Blogger epobirs October 17, 2015 5:09 PM  

"How do you get a group of people to collaborate better so that it doesn't have to cost you?" said one former director. "Because I assure you, when you have a title that's upward of 30 million dollars, there's probably a couple of those million that are just re-doing work because the game industry is so immature. You don't have that kind of waste in the film industry. … And the reason for that is there's very little common language about how to make a blockbuster video game, and people are re-inventing the wheel at every production cycle."

This guy hasn't a clue about the film industry, apparently. Reshoots at great expense are far too common.
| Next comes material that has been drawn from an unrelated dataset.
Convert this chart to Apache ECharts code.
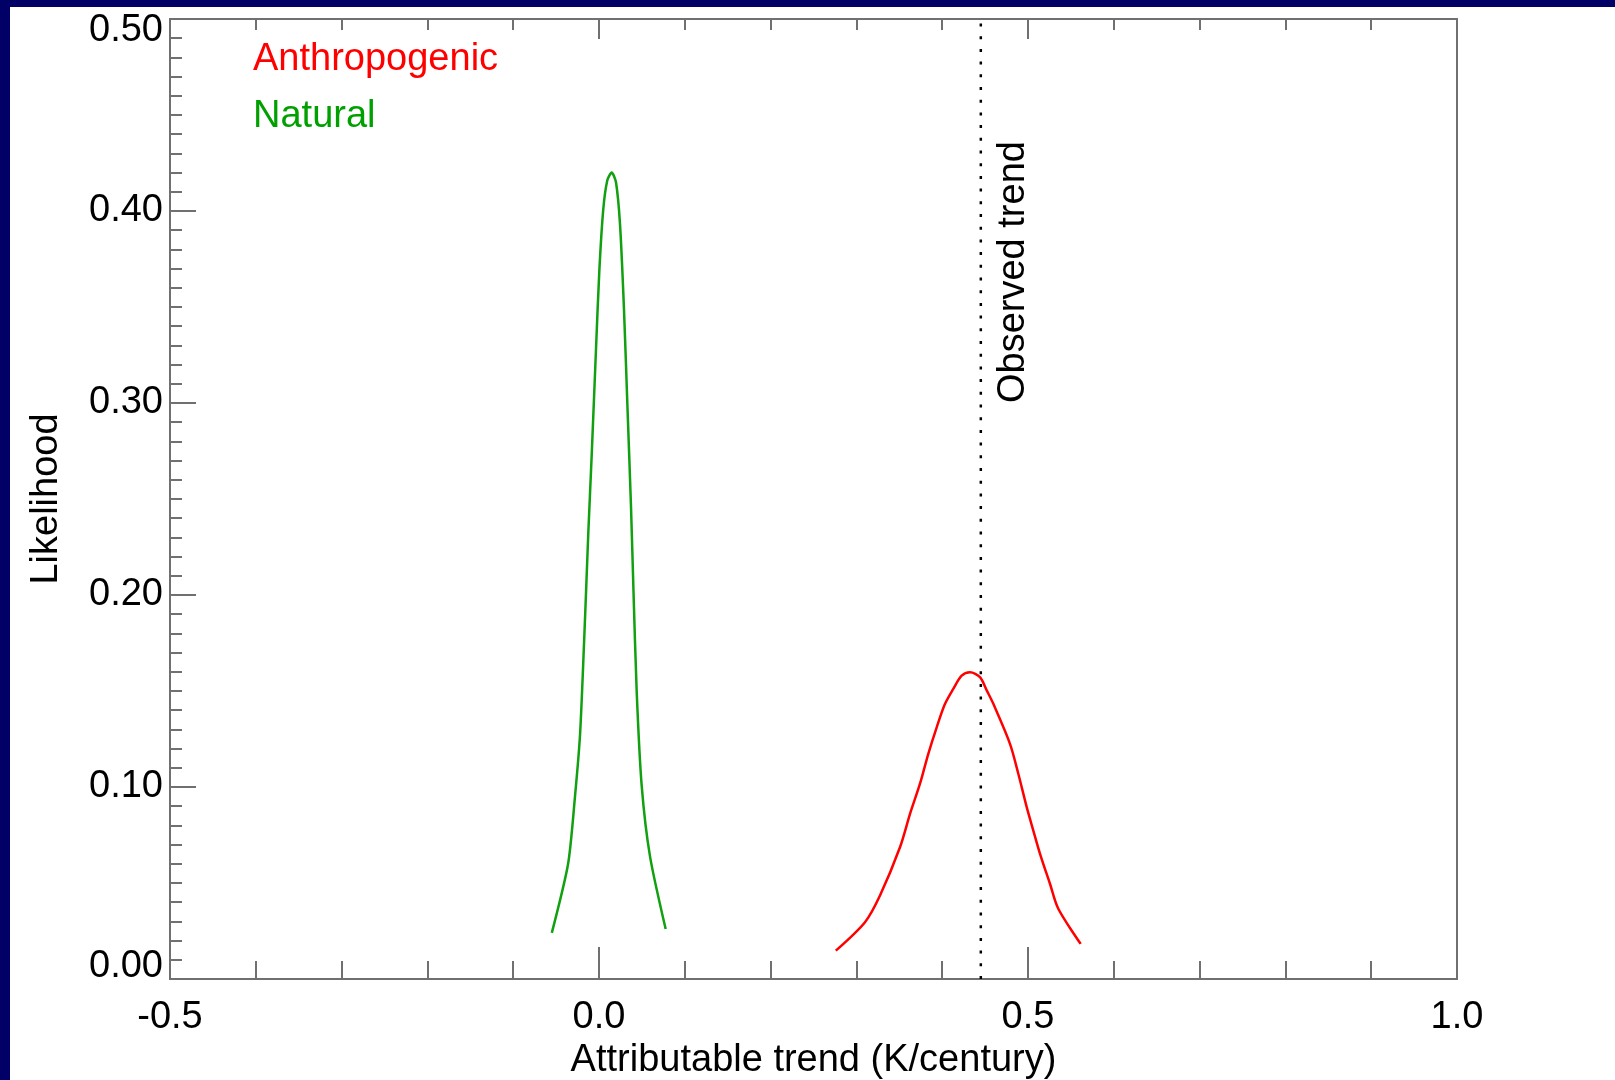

Also, entire productions with very big names and investments getting relegated to the direct to video market rather than attempt to put them in theaters. What Hollywood has that the game industry mostly still lacks is Hollywood accounting.

Imagine a $5 million asset, say, a render farm, being used for five entirely separate games games but the entire cost of building that facility charged in full to each game. Rather than one game listing it as a $5 million expense and the other four games paying a far lesser service fee or each game kicking in $1 million from their budgets, instead each game listed it as a $5 million expense. Where did that extra $20 million go?

In the game industry that would probably get someone sent to prison. In the film industry that is Thursday.

Blogger FP October 17, 2015 6:46 PM  

Homefront was decent enough for one play through. I got it in a $20 mega pack of THQ games on steam though.